We now live in a fully global society where it is imperative to have an awareness of cultural differences as they relate to networking. We often notice differences within our own country. However, what about businesses that are networking with businesses in other parts of the world? We should be aware and prepared for some of these particular cultural differences that can affect the way we network with other cultures. They are sometimes as simple as the way we hand out a business card, to as complex as the study of personal space, and the use of gesters.
Networking in today’s market takes finesse and knowledge of the culture in which you are networking. Furthermore, if you attending a global convention or event, you will need to know the customs of networking for the various cultures attending, not just those of the host country. Here are three areas where cultural differences mandate a closer look at networking etiquette:
Business Card Etiquette
Exchanging business cards is an essential part of most cultures. The business card is much more in the Asian culture than it is to us here in America. It is truly an extension of the individual and is treated with respect. Things like, tucking it into a pocket after receiving it, writing on it, bending or folding it in any way, or even looking at it again after you have first accepted it and looked at it are not considered polite and can insult your fellow Asian networker.
Consideration of “Personal Space”
When networking, it’s very important to respect the cultural boundaries relating to personal space. Some cultural dynamics are fine with close personal interaction, while others demand a bigger bubble. This is not a point to underestimate.

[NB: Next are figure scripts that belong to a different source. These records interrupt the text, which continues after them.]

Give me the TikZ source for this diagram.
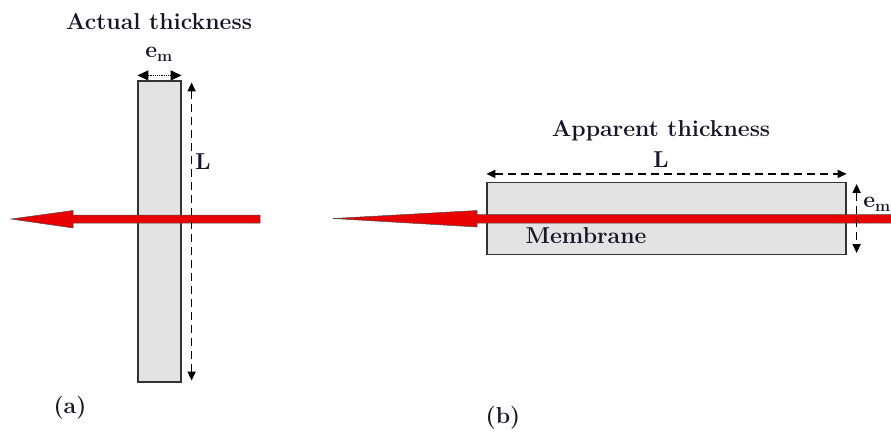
\documentclass[tikz,border=0pt]{standalone}
\usetikzlibrary{arrows.meta}
\definecolor{flowred}{RGB}{232,0,0}
\definecolor{inkblue}{RGB}{22,22,40}
\tikzset{
  membrane/.style={draw=black!80,fill=black!11,line width=1.2pt,inner sep=0pt},
  dimline/.style={line width=1.6pt,{Triangle[length=9pt,width=8pt]}-{Triangle[length=9pt,width=8pt]}},
  dashline/.style={dimline,dash pattern=on 8pt off 5pt},
  lbl/.style={font=\fontsize{23}{26}\selectfont\bfseries,text=inkblue,inner sep=0pt},
  flow/.style={fill=flowred,draw=black!70,line width=0.5pt}
}
\begin{document}
\begin{tikzpicture}[x=1pt,y=-1pt]
\useasboundingbox (0,0) rectangle (891,432);
% (a) actual thickness
\node[membrane,minimum width=43pt,minimum height=301pt] (memA) at (159.5,231.5) {};
\draw[flow] (260,215) -- (73,215) -- (73,210.5) -- (11,219) -- (73,228) -- (73,223) -- (260,223) -- cycle;
\draw[dashline] ([xshift=10pt,yshift=-2pt]memA.north east) -- ([xshift=10pt,yshift=2pt]memA.south east);
\draw[line width=1.2pt,densely dotted,{Triangle[length=11pt,width=10pt]}-{Triangle[length=11pt,width=10pt]}] ([yshift=5pt]memA.north west) -- ([yshift=5pt]memA.north east);
\node[lbl] (actual) at (159,22) {Actual thickness};
\node[lbl] (emA) at (159,54) {e\textsubscript{m}};
\node[lbl] (LA) at (203,162) {L};
\node[lbl] (capA) at (70,408) {(a)};
% (b) apparent thickness
\node[membrane,minimum width=359pt,minimum height=72pt] (memB) at (666.5,218.5) {};
\draw[flow] (891,214.5) -- (477,214.5) -- (477,210.5) -- (333,218.5) -- (477,227) -- (477,223) -- (891,223) -- cycle;
\draw[dashline] ([yshift=8pt]memB.north west) -- ([yshift=8pt]memB.north east);
\draw[dashline] ([xshift=10pt,yshift=-2pt]memB.north east) -- ([xshift=10pt,yshift=2pt]memB.south east);
\node[lbl] (apparent) at (661,131) {Apparent thickness};
\node[lbl] (LB) at (661,160) {L};
\node[lbl] (emB) at (877,204) {e\textsubscript{m}};
\node[lbl] (mname) at (586,236) {Membrane};
\node[lbl] (capB) at (503,418) {(b)};
\end{tikzpicture}
\end{document}
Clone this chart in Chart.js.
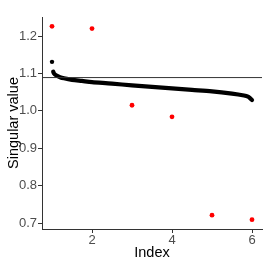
<!DOCTYPE html>
<html>
<head>
<meta charset="utf-8">
<script src="https://cdn.jsdelivr.net/npm/chart.js@4"></script>
<style>
  html, body { margin: 0; padding: 0; background: #fff; }
  #wrap { width: 266px; height: 266px; }
</style>
</head>
<body>
<div id="wrap"><canvas id="svChart" width="266" height="266"></canvas></div>
<script>
// Singular values: red = separate estimates, black = sorted curve
const redIndex = [1, 2, 3, 4, 5, 6];
const redValues = [1.226, 1.220, 1.015, 0.984, 0.721, 0.709];

const curveIndex = [1.03, 1.05, 1.1, 1.2, 1.3, 1.5, 1.75, 2.0, 2.5, 3.0, 3.5, 4.0, 4.5, 5.0, 5.5, 5.8, 5.9, 5.95, 6.0];
const curveValues = [1.105, 1.100, 1.095, 1.090, 1.087, 1.083, 1.080, 1.077, 1.073, 1.068, 1.064, 1.060, 1.056, 1.052, 1.046, 1.041, 1.038, 1.034, 1.029];

const firstIndex = [1];
const firstValue = [1.131];

const refLine = 1.089;
const xRange = [0.75, 6.25];
const yTicks = [0.7, 0.8, 0.9, 1.0, 1.1, 1.2];
const xTicks = [2, 4, 6];

const toXY = (xs, ys) => xs.map((x, i) => ({ x: x, y: ys[i] }));

document.addEventListener('DOMContentLoaded', function() {
    const ctx = document.getElementById('svChart').getContext('2d');
    const axisColor = '#333333';
    const tickColor = '#4d4d4d';

    new Chart(ctx, {
        type: 'scatter',
        data: {
            datasets: [
                {
                    // horizontal reference line
                    type: 'line',
                    data: toXY(xRange, [refLine, refLine]),
                    borderColor: '#333333',
                    borderWidth: 1,
                    pointRadius: 0
                },
                {
                    type: 'line',
                    data: toXY(curveIndex, curveValues),
                    borderColor: '#000000',
                    borderWidth: 4.2,
                    borderCapStyle: 'round',
                    tension: 0.3,
                    pointRadius: 0
                },
                {
                    data: toXY(firstIndex, firstValue),
                    backgroundColor: '#000000',
                    borderWidth: 0,
                    pointRadius: 2.2
                },
                {
                    data: toXY(redIndex, redValues),
                    backgroundColor: '#ff0000',
                    borderWidth: 0,
                    pointRadius: 2.4
                }
            ]
        },
        options: {
            responsive: false,
            animation: false,
            layout: { padding: { top: 17, right: 4, left: 5, bottom: 4 } },
            plugins: { legend: { display: false }, tooltip: { enabled: false } },
            scales: {
                x: {
                    type: 'linear',
                    min: xRange[0],
                    max: xRange[1],
                    afterBuildTicks: function(s) { s.ticks = xTicks.map(v => ({ value: v })); },
                    afterFit: function(s) { s.height = 33; },
                    grid: { drawOnChartArea: false, tickLength: 4, color: axisColor },
                    border: { color: axisColor, width: 1 },
                    ticks: { color: tickColor, font: { family: 'Liberation Sans', size: 13 }, padding: 0 },
                    title: { display: true, text: 'Index', color: '#000', font: { family: 'Liberation Sans', size: 14.5 }, padding: { top: 0, bottom: 0 } }
                },
                y: {
                    min: 0.684,
                    max: 1.251,
                    afterBuildTicks: function(s) { s.ticks = yTicks.map(v => ({ value: v })); },
                    afterFit: function(s) { s.width = 37; },
                    grid: { drawOnChartArea: false, tickLength: 4, color: axisColor },
                    border: { color: axisColor, width: 1 },
                    ticks: {
                        color: tickColor,
                        font: { family: 'Liberation Sans', size: 13 },
                        padding: 1,
                        callback: function(v) { return v.toFixed(1); }
                    },
                    title: { display: true, text: 'Singular value', color: '#000', font: { family: 'Liberation Sans', size: 14.5 }, padding: { top: 0, bottom: 0 } }
                }
            }
        }
    });
});
</script>
</body>
</html>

In Saudi Arabia, you might find yourself recoiling while your business associate may get the impression that you are stand-offish. In the Netherlands, this might be reversed due to the fact that their personal space equates to our social space. Do your homework and be sensitive to cultural differences in this area.
Use of Slang and Gestures
When using slang in a business environment, you might want to keep in mind that what means one thing to us might have no meaning or have a very different meaning in another culture. I recommend that you consult with someone in that country who is familiar with that culture before interacting with the business people.
It was invaluable to me to be able to have my Israeli Director in BNI, Sam Schwartz, coach me regarding the Orthodox Jewish custom of not shaking hands with someone from the opposite gender.
Networking basics are universal; with some care for taking into account cultural nuances. It is important to find things that bring us together. Things that are similar for us all. For example, we all speak the language of referrals and we all want to do business based on trust. This transcends many cultural differences.